Exercise details: Pick out every line that holds the string "with" and copy it.

---

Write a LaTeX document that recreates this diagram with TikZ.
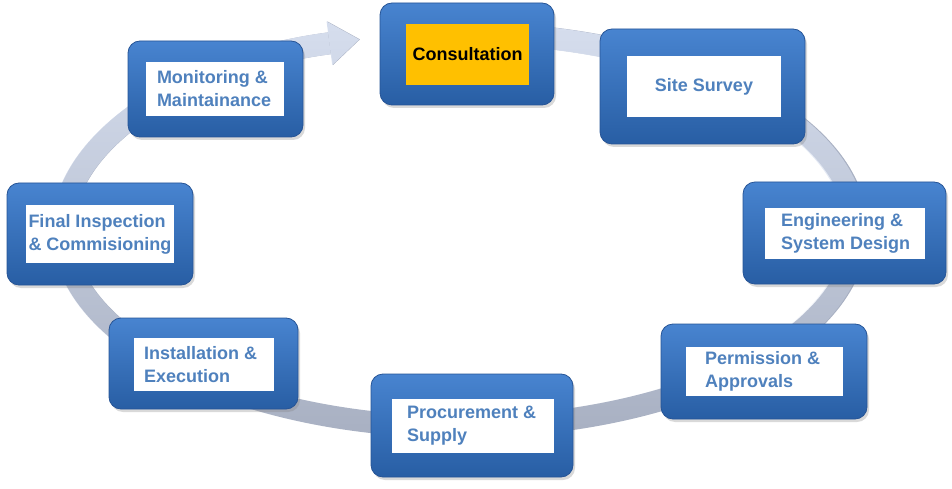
\documentclass[tikz,border=0pt]{standalone}
\usepackage{fontspec}
\setmainfont{Liberation Sans}
\usetikzlibrary{arrows.meta,positioning,shadows,fadings}

\definecolor{boxtop}{RGB}{72,132,208}
\definecolor{boxbot}{RGB}{40,94,164}
\definecolor{boxedge}{RGB}{38,84,150}
\definecolor{txtblue}{RGB}{79,129,189}
\definecolor{consgold}{RGB}{255,192,0}
\definecolor{ringdark}{RGB}{168,176,194}
\definecolor{ringlight}{RGB}{214,222,238}

\begin{document}
\begin{tikzpicture}[
    x=1pt, y=1pt,
    stagebox/.style={rectangle, rounded corners=12pt, draw=boxedge, line width=0.8pt, top color=boxtop, bottom color=boxbot, drop shadow={opacity=0.3, shadow xshift=2pt, shadow yshift=-3pt}},
    labelbox/.style={rectangle, fill=white, inner sep=0pt},
    stagetext/.style={inner sep=0pt, align=left, text=txtblue, font=\fontsize{18}{23}\selectfont\bfseries},
    ring/.style={line width=22pt, -{Triangle[length=30pt,width=44pt,line width=0pt]}}
]
\useasboundingbox (0,0) rectangle (952,488);
\coordinate (hub) at (460,258);
% Cycle ring with arrow into Consultation
\draw[ring, draw=ringdark] ([shift={(88:397 and 197)}]hub) arc[start angle=88, end angle=-255.4, x radius=397, y radius=197];
\draw[ring, draw=ringlight, path fading=south] ([shift={(88:397 and 197)}]hub) arc[start angle=88, end angle=-255.4, x radius=397, y radius=197];
% Stage boxes
\node[stagebox, minimum width=174, minimum height=102] (consult) at (467,434) {};
\node[labelbox, fill=consgold, minimum width=123, minimum height=61] (consultin) at (467.5,433.5) {};
\node[stagetext, text=black] (consulttxt) at (consultin) {Consultation};

\node[stagebox, minimum width=205, minimum height=115] (survey) at (702.5,401.5) {};
\node[labelbox, minimum width=154, minimum height=61] (surveyin) at (704,401.5) {};
\node[stagetext] (surveytxt) at (surveyin) {Site Survey};

\node[stagebox, minimum width=203, minimum height=102] (design) at (844.5,255) {};
\node[labelbox, minimum width=160, minimum height=51] (designin) at (845,254.5) {};
\node[stagetext, right=16 of designin.west] (designtxt) {Engineering \&\\System Design};

\node[stagebox, minimum width=206, minimum height=95] (permit) at (764,116.5) {};
\node[labelbox, minimum width=157, minimum height=49] (permitin) at (764.5,116.5) {};
\node[stagetext, right=19 of permitin.west] (permittxt) {Permission \&\\Approvals};

\node[stagebox, minimum width=202, minimum height=103] (supply) at (472,62.5) {};
\node[labelbox, minimum width=162, minimum height=54] (supplyin) at (473,62) {};
\node[stagetext, right=15 of supplyin.west] (supplytxt) {Procurement \&\\Supply};

\node[stagebox, minimum width=189, minimum height=91] (install) at (203.5,124.5) {};
\node[labelbox, minimum width=140, minimum height=53] (installin) at (204,123.5) {};
\node[stagetext, right=10 of installin.west] (installtxt) {Installation \&\\Execution};

\node[stagebox, minimum width=186, minimum height=102] (inspect) at (100,254) {};
\node[labelbox, minimum width=148, minimum height=58] (inspectin) at (100,254) {};
\node[stagetext] (inspecttxt) at (inspectin) {Final Inspection\\\& Commisioning};

\node[stagebox, minimum width=175, minimum height=96] (monitor) at (215.5,399) {};
\node[labelbox, minimum width=138, minimum height=54] (monitorin) at (215,399) {};
\node[stagetext, right=11 of monitorin.west] (monitortxt) {Monitoring \&\\Maintainance};
\end{tikzpicture}
\end{document}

---

Exercise response:
Write a LaTeX document that recreates this diagram with TikZ.
% Cycle ring with arrow into Consultation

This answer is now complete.